The Official Definition of a Miniature Garden:
“A miniature garden is a living garden in a tiny scale and looks like a full-sized garden that has literally shrunk in size. It consists of a slow growing dwarf or true miniature plants, in-scale bedding plants, a patio or pathway, and miniature accessories where all the elements relate in scale, are proportioned to each other and stay in scale and proportion as the garden grows together.”
And hey, this is becoming an even bigger historical movement in the garden world, especially if you do take into account all the fairy gardeners too. Which brings us to the question,
“What exactly is the difference between miniature gardening and fairy gardening?”
Fairy gardens are created specifically for fairies with whimsical houses, fantastical furniture and a fairy figure, or two are hidden among the regular-sized garden plants and herbs.
For most people, using this highly imaginative theme compromises the realism dramatically and reduces the enchantment that only an authentic and realistic miniature scene can deliver.

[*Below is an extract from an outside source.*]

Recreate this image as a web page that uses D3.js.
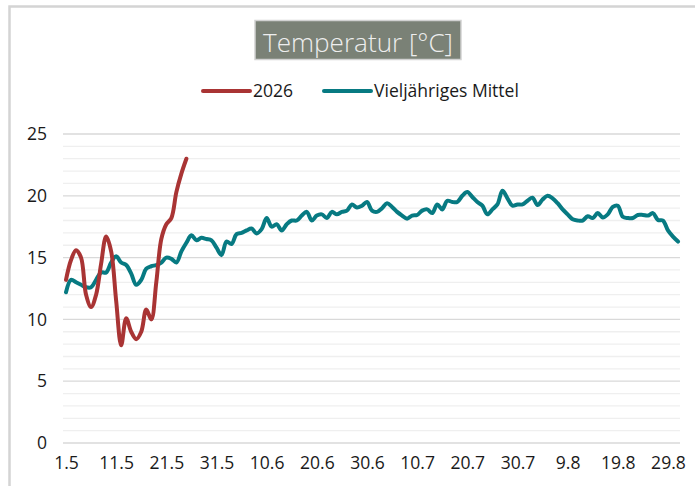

Notice the next time you see a really good fairy garden that it is the realistic items in the scene that delivers most of the message – whether it be a realistic window on a house, a tiny book laying on the table or a miniature rake propped up next to the fairy house.
Serenity Now: A miniature garden with an Adirondack chair and wee pond quietly prods us to relax and take a moment.
And It’s Generating a Huge Miniature Movement
It is just a tiny garden idea with incredibly rich possibilities and it is quickly capturing the hearts and the imaginations of people worldwide. Miniature gardening is a personable, creative, accessible, share-able, scale-able, play-able and a productive way to get your creative juices flowing and, at the same time, can be very grounding and centering. Now don’t just sit there, help make history.